Gaming research firm Newzoo estimates the mid-core market in the US and EU is worth $2 billion. Zynga is pursuing this route as well, hoping it can convince some casual players to upgrade and attract a new class of players. Zynga announced the acquisition of gaming studio A Bit Lucky in September, and will launch its first mid-core title early next year. Zynga also announced its first real-money gambling venture yesterday, a UK partnership with casino site bwin.party.

Challenges

Some have suggested that now might be a time for Zynga to ramp up, add staff, and try to innovate new games so it can hatch its own Draw Somethings and Words With Friends rather than having to acquire them. "We didn’t create enough new heat for our players," Pincus told investors.

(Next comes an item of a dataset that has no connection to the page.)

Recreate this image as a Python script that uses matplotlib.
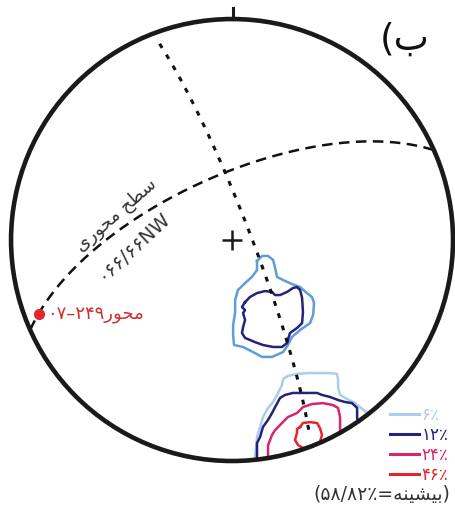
import numpy as np
import matplotlib

matplotlib.use("Agg")
import matplotlib.pyplot as plt
from matplotlib.patches import Circle
from matplotlib.lines import Line2D

# =====================================================================
# Data (equal-area net, lower hemisphere, primitive radius = 1)
# =====================================================================
AXIAL_PLANE = (246.0, 66.0)     # strike (right-hand rule), dip  -> 066/66NW
PROFILE_PLANE = (339.0, 83.0)   # plane normal to the fold axis
FOLD_AXIS = (249.0, 7.0)        # trend, plunge

LEVEL_LABELS = ["\u06f6\u066a", "\u06f1\u06f2\u066a", "\u06f2\u06f4\u066a", "\u06f4\u06f6\u066a"]

# upper cluster
upper_6_x = [0.113, 0.136, 0.163, 0.186, 0.195, 0.204, 0.231, 0.271, 0.308, 0.339, 0.362,
             0.371, 0.367, 0.353, 0.308, 0.271, 0.253, 0.231, 0.181, 0.136, 0.095, 0.050,
             0.009, 0.005, 0.005, 0.014, 0.014, 0.027, 0.059, 0.090, 0.113, 0.113, 0.113]
upper_6_y = [-0.095, -0.072, -0.072, -0.090, -0.127, -0.167, -0.181, -0.199, -0.213, -0.240,
             -0.258, -0.285, -0.339, -0.376, -0.407, -0.439, -0.475, -0.507, -0.529, -0.529,
             -0.507, -0.484, -0.475, -0.430, -0.385, -0.326, -0.271, -0.226, -0.195, -0.167,
             -0.136, -0.104, -0.095]
upper_12_x = [0.059, 0.081, 0.113, 0.149, 0.181, 0.195, 0.217, 0.249, 0.276, 0.294, 0.308,
              0.317, 0.321, 0.317, 0.294, 0.262, 0.249, 0.226, 0.186, 0.140, 0.104, 0.059,
              0.045, 0.050, 0.059, 0.050, 0.059, 0.045, 0.059]
upper_12_y = [-0.281, -0.258, -0.240, -0.231, -0.235, -0.249, -0.249, -0.235, -0.217, -0.213,
              -0.226, -0.262, -0.326, -0.376, -0.398, -0.421, -0.466, -0.484, -0.484, -0.475,
              -0.462, -0.443, -0.421, -0.394, -0.362, -0.330, -0.317, -0.303, -0.281]

# lower cluster (runs past the primitive, clipped there)
lower_6_x = [0.109, 0.104, 0.109, 0.113, 0.127, 0.140, 0.163, 0.186, 0.208, 0.226, 0.231,
             0.253, 0.294, 0.339, 0.385, 0.443, 0.475, 0.480, 0.480, 0.489, 0.520, 0.557,
             0.579, 0.606, 0.661]
lower_6_y = [-1.041, -0.986, -0.937, -0.891, -0.846, -0.801, -0.760, -0.733, -0.692, -0.656,
             -0.629, -0.615, -0.606, -0.602, -0.602, -0.602, -0.606, -0.633, -0.670, -0.701,
             -0.719, -0.738, -0.756, -0.778, -0.814]
lower_12_x = [0.113, 0.113, 0.113, 0.127, 0.140, 0.163, 0.181, 0.195, 0.217, 0.240, 0.276,
              0.321, 0.385, 0.407, 0.443, 0.480, 0.511, 0.543, 0.566, 0.566, 0.570, 0.570]
lower_12_y = [-1.041, -0.973, -0.919, -0.891, -0.846, -0.814, -0.783, -0.756, -0.715, -0.701,
              -0.692, -0.692, -0.692, -0.701, -0.710, -0.724, -0.733, -0.738, -0.760, -0.801,
              -0.837, -0.905]
lower_24_x = [0.163, 0.163, 0.163, 0.181, 0.195, 0.226, 0.253, 0.294, 0.321, 0.362, 0.412,
              0.457, 0.480, 0.489, 0.489, 0.489]
lower_24_y = [-1.041, -0.973, -0.928, -0.882, -0.860, -0.828, -0.801, -0.783, -0.756, -0.742,
              -0.738, -0.747, -0.760, -0.801, -0.851, -0.928]
lower_46_x = [0.308, 0.321, 0.353, 0.385, 0.398, 0.407, 0.398, 0.385, 0.353, 0.321, 0.299,
              0.285, 0.294, 0.294, 0.308]
lower_46_y = [-0.846, -0.828, -0.824, -0.828, -0.851, -0.882, -0.914, -0.928, -0.941, -0.941,
              -0.928, -0.905, -0.873, -0.855, -0.846]

# Persian strings written in visual (left-to-right, pre-joined) order
PANEL_LABEL = "(\u0628"
PLANE_NAME = "\u06cc\ufead\ufeee\ufea4\ufee3 \ufea2\ufec4\ufeb3"
PLANE_VALUE = "\u06f0\u06f6\u06f6/\u06f6\u06f6NW"
AXIS_LABEL = "\u06f0\u06f7\u2013\u06f2\u06f4\u06f9\ufead\ufeee\ufea4\ufee3"
MAX_LABEL = "(\u06f5\u06f8/\u06f8\u06f2\u066a=\ufeea\ufee8\ufef4\ufeb8\ufef4\ufe91)"

C6_UP = "#5d9dd8"
C6 = "#a9cdeb"
C12 = "#25227a"
C24 = "#d5276c"
C46 = "#e2262b"
TXT = "#333333"


def project(trend, plunge):
    r = np.sqrt(2.0) * np.sin(np.radians(90.0 - plunge) / 2.0)
    t = np.radians(trend)
    return r * np.sin(t), r * np.cos(t)


def great_circle(strike, dip, a0=0.0, a1=180.0, n=300):
    s = np.radians(strike)
    dd = s + np.pi / 2
    d = np.radians(dip)
    a = np.radians(np.linspace(a0, a1, n))
    east = np.cos(a) * np.sin(s) + np.sin(a) * np.cos(d) * np.sin(dd)
    north = np.cos(a) * np.cos(s) + np.sin(a) * np.cos(d) * np.cos(dd)
    down = np.sin(a) * np.sin(d)
    plunge = np.degrees(np.arcsin(np.clip(down, -1, 1)))
    trend = np.degrees(np.arctan2(east, north))
    return project(trend, plunge)


plt.rcParams["font.family"] = ["DejaVu Sans"]
fig = plt.figure(figsize=(4.55, 5.11), dpi=100)
ax = fig.add_axes([0, 0, 1, 1])
ax.set_xlim(-1.050, 1.009)
ax.set_ylim(-1.226, 1.086)
ax.set_aspect("equal")
ax.axis("off")

clip = Circle((0, 0), 1.0, transform=ax.transData)

contours = [
    (upper_6_x, upper_6_y, C6_UP),
    (upper_12_x, upper_12_y, C12),
    (lower_6_x, lower_6_y, C6),
    (lower_12_x, lower_12_y, C12),
    (lower_24_x, lower_24_y, C24),
    (lower_46_x, lower_46_y, C46),
]
for xs, ys, col in contours:
    (ln,) = ax.plot(xs, ys, color=col, lw=1.8, solid_joinstyle="round")
    ln.set_clip_path(clip)

# axial plane (dashed) and profile plane (dotted)
gx, gy = great_circle(*AXIAL_PLANE)
ax.plot(gx, gy, color="#111111", lw=1.8, linestyle=(0, (4.2, 2.6)), dash_capstyle="butt")
px, py = great_circle(*PROFILE_PLANE, a0=6, a1=175)
ax.plot(px, py, color="#111111", lw=2.2, linestyle=(0, (1.6, 2.6)), dash_capstyle="butt")

# primitive, north tick, centre
ax.add_patch(Circle((0, 0), 1.0, fill=False, ec="#1a1a1a", lw=3.3, zorder=5))
ax.plot([0.005, 0.005], [1.0, 1.052], color="#1a1a1a", lw=2.2, zorder=5)
ax.plot([0], [0], marker="+", ms=15, mew=1.8, color="#1a1a1a")

# fold axis
fx, fy = project(*FOLD_AXIS)
ax.plot([fx], [fy], marker="o", ms=7, color=C46, zorder=6)
ax.annotate(AXIS_LABEL, (fx, fy), xytext=(6, -0.5), textcoords="offset points",
            ha="left", va="center", color="#d2302c", fontsize=13)

ax.text(-0.527, 0.113, PLANE_NAME, rotation=41, ha="center", va="center",
        color=TXT, fontsize=13, rotation_mode="anchor")
ax.text(-0.446, -0.025, PLANE_VALUE, rotation=43, ha="center", va="center",
        color=TXT, fontsize=14, rotation_mode="anchor")

ax.text(0.782, 0.905, PANEL_LABEL, ha="center", va="center", fontsize=27, color="#111111")

leg_handles = [Line2D([], [], color=c, lw=2.2) for c in (C6, C12, C24, C46)]
ax.legend(leg_handles, LEVEL_LABELS, loc="upper left", bbox_to_anchor=(0.857, 0.206),
          frameon=False, fontsize=12, handlelength=1.75, handletextpad=0.15,
          labelspacing=0.13, borderpad=0, borderaxespad=0, labelcolor="linecolor")
ax.text(0.8396, 0.0313, MAX_LABEL, transform=ax.transAxes, ha="center", va="center",
        fontsize=13.5, color=TXT)

fig.savefig("out.png", dpi=100, facecolor="white")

Some have suggested that now might be a time for Zynga to ramp up

Instead, the company has contracted. Zynga just cut 13 underperforming games, slashed staff by five percent, closed studios in Boston and proposed closing its operations in Japan and the UK, and instituted "more stringent budget and resource allocation" between its games. This "cost reduction program" and its estimated savings of between $60 and $80 million pleased investors.

Zynga’s stock bumped up 13 percent after its quarterly report came in looking less disastrous than anticipated, although it’s still worth less than a quarter of its value at this time last year. Zynga remains the biggest developer on Facebook’s platform. It commands the largest gaming network, reaches 311 million monthly active users, makes three of the five most popular mobile games in the US, and expects to make $1.09 billion in bookings for the year.

However, Zynga's substantial challenges loom menacingly. Transitioning to mobile, coming up with original games in addition to buying them, and retaining its players will be difficult, and may be even more so with a leaner staff. It's likely to be several quarters before the company can grow significantly again.